*Work to do*: Retype word for word the first line of the listing and each line after it up to the line with "from matplotlib.transforms import Affine2D", with the pictures taken out.

---------- Data section ----------

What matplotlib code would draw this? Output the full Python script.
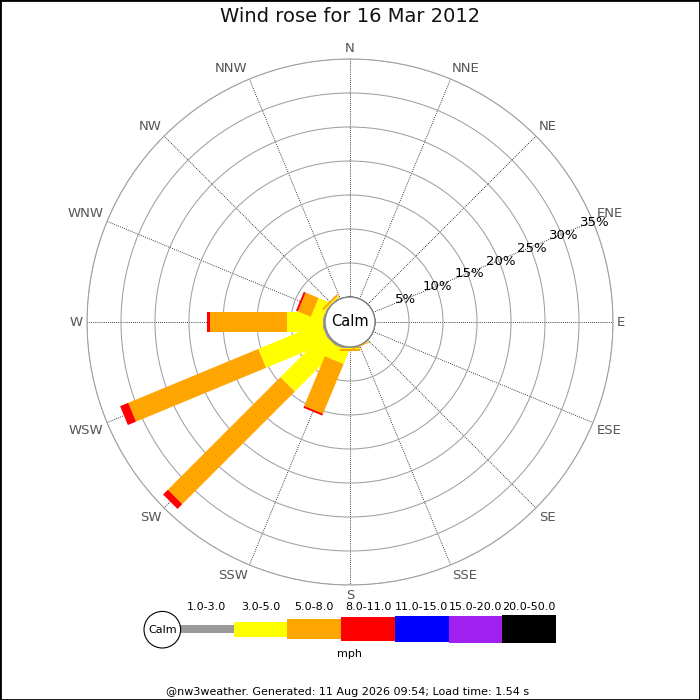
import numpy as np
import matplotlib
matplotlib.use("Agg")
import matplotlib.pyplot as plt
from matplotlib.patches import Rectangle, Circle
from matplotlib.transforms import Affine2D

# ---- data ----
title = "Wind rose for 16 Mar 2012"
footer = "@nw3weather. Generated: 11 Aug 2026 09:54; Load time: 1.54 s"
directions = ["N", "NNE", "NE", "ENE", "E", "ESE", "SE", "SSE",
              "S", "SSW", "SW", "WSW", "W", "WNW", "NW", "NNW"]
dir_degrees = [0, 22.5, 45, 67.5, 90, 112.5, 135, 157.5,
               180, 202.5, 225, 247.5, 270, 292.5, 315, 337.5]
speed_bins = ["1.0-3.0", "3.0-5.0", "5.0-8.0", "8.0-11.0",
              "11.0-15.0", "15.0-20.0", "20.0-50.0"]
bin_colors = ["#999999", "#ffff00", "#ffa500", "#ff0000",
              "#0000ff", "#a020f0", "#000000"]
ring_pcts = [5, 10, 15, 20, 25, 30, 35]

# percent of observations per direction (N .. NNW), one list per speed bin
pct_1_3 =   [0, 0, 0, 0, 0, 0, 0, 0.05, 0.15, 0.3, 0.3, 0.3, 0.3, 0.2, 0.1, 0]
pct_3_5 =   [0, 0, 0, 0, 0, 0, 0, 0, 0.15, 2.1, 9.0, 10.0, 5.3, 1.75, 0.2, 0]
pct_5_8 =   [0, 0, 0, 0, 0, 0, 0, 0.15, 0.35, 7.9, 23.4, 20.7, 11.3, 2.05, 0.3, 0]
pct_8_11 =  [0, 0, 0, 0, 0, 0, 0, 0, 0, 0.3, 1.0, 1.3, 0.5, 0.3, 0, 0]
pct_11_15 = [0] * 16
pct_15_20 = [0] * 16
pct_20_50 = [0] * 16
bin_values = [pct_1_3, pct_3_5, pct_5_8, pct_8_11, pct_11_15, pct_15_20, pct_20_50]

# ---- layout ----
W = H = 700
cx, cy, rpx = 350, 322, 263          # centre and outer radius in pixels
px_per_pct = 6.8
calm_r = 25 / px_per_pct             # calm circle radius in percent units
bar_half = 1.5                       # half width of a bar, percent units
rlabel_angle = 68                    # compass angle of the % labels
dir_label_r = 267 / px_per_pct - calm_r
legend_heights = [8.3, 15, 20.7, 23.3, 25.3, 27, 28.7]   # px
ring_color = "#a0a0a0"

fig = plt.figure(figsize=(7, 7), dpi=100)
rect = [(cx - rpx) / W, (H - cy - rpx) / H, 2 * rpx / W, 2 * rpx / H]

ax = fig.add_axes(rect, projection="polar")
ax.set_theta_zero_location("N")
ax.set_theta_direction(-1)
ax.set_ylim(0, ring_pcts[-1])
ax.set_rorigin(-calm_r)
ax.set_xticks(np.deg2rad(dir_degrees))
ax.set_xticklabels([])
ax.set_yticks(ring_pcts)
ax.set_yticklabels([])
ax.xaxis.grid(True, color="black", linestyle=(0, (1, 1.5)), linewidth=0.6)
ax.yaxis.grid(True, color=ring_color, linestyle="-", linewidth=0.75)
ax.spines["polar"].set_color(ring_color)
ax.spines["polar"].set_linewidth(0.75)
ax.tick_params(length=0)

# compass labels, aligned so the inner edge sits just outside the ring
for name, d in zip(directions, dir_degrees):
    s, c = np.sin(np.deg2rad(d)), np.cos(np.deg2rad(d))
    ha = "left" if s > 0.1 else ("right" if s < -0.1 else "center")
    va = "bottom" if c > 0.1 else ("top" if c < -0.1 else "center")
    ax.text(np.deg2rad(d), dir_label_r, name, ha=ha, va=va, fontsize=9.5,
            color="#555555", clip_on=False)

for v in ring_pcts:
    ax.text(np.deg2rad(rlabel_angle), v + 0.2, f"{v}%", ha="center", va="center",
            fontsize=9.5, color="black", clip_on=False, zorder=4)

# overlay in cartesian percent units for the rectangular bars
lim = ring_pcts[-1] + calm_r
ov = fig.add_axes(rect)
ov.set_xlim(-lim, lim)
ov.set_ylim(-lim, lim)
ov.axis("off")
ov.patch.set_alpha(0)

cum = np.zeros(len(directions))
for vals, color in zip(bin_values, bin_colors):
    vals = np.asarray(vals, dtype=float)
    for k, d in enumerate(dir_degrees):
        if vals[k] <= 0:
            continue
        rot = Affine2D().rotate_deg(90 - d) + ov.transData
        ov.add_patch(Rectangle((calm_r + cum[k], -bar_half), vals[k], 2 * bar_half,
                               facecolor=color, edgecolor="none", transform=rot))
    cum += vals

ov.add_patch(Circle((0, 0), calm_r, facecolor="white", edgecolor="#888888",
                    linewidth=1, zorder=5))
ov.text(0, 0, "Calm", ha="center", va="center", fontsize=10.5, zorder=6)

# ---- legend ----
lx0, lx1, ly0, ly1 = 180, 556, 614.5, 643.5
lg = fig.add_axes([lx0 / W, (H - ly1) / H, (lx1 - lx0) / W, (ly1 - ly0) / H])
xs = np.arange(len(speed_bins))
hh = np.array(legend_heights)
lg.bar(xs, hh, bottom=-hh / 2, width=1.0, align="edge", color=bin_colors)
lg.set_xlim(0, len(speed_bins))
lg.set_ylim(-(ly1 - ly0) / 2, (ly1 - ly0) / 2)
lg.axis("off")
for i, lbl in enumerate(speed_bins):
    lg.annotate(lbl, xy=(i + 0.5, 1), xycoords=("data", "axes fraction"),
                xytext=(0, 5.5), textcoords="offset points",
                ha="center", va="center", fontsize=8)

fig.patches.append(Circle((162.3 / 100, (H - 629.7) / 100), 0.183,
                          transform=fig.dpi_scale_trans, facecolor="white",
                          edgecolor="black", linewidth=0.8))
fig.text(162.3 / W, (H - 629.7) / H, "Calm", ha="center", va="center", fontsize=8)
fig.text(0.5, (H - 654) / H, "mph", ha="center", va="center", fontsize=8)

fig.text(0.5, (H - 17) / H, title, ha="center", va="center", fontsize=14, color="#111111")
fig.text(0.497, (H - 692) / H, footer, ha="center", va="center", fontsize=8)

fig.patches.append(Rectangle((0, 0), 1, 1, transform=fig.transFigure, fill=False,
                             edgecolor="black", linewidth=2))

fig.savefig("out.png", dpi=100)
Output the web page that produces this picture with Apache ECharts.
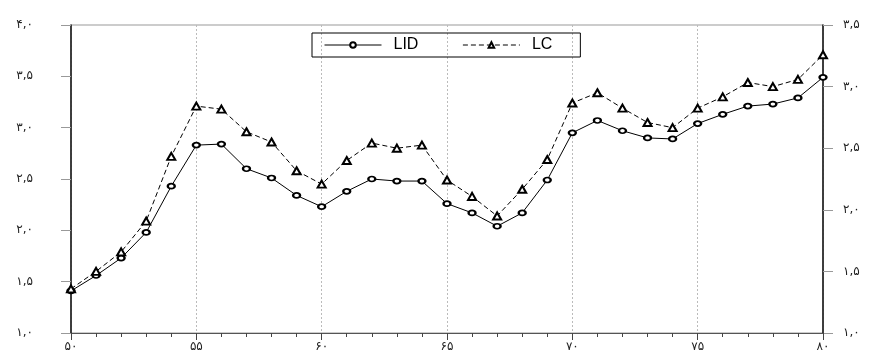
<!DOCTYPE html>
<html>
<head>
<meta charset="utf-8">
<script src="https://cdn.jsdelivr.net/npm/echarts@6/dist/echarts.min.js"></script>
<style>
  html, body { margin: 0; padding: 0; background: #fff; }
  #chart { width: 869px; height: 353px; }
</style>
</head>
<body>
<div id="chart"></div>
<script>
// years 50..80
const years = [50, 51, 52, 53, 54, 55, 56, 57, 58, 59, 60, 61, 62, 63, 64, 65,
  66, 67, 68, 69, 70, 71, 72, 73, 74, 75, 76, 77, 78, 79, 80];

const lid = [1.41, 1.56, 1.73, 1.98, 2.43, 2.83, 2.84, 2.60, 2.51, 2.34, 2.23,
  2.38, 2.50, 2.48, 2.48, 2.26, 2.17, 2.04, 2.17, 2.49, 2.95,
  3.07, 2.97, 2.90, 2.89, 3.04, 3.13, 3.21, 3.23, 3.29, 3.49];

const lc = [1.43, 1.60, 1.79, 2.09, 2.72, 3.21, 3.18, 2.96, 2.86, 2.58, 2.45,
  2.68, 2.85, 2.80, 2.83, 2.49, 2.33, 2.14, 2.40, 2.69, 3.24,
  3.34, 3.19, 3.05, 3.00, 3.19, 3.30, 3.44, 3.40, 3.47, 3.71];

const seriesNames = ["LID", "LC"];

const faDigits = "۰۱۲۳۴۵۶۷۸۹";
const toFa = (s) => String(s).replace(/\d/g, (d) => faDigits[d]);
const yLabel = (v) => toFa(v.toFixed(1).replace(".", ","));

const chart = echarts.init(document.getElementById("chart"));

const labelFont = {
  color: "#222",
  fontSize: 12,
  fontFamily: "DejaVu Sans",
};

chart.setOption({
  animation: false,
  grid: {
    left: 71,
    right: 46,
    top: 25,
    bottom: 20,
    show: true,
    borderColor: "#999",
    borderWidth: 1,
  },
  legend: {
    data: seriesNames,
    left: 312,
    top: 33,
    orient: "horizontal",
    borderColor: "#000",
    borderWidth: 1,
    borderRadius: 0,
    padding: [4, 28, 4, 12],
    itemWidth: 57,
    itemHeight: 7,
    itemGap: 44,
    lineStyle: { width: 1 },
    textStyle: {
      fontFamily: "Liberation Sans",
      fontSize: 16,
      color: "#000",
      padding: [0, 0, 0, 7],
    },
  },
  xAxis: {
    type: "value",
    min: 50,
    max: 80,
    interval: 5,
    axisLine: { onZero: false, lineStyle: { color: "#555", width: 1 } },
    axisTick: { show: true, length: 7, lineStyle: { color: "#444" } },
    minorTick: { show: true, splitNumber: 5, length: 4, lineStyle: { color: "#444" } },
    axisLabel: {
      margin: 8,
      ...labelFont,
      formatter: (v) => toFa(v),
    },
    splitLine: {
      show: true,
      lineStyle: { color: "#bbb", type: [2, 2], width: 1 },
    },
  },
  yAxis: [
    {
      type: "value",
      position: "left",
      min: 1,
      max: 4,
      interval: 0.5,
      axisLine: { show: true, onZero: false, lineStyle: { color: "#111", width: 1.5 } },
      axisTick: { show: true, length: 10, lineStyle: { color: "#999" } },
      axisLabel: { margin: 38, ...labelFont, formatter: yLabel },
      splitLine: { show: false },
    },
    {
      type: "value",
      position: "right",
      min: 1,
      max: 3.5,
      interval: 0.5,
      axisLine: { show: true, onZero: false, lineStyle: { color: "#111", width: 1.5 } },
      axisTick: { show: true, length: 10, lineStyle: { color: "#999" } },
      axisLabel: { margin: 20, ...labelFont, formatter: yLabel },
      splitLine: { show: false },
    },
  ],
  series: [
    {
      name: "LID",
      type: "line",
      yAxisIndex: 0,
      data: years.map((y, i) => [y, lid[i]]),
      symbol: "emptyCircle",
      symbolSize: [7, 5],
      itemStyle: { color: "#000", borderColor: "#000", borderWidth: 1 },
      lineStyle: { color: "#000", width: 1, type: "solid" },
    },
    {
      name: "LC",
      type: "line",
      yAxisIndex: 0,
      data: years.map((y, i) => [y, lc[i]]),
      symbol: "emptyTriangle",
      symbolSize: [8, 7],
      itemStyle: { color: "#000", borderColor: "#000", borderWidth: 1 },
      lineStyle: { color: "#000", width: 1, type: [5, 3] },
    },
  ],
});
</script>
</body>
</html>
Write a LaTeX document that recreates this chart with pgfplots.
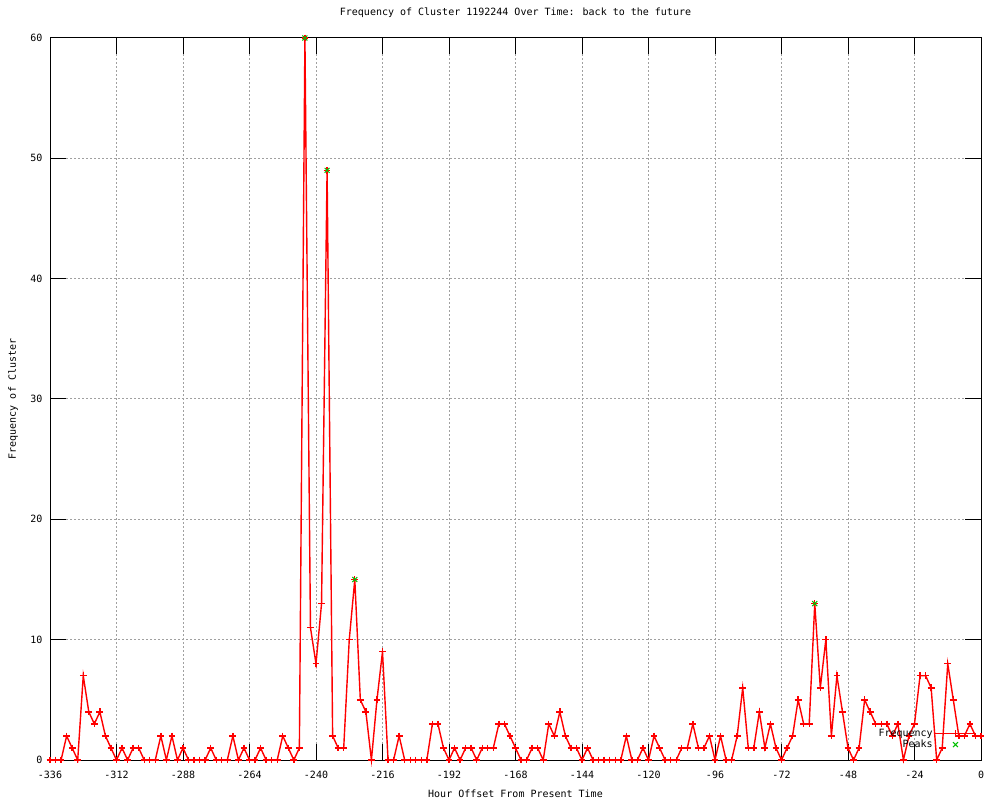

----------

*Result*:
What matplotlib code would draw this? Output the full Python script.
import numpy as np
import matplotlib
matplotlib.use("Agg")
import matplotlib.pyplot as plt
from matplotlib.patches import Rectangle, Circle
from matplotlib.transforms import Affine2D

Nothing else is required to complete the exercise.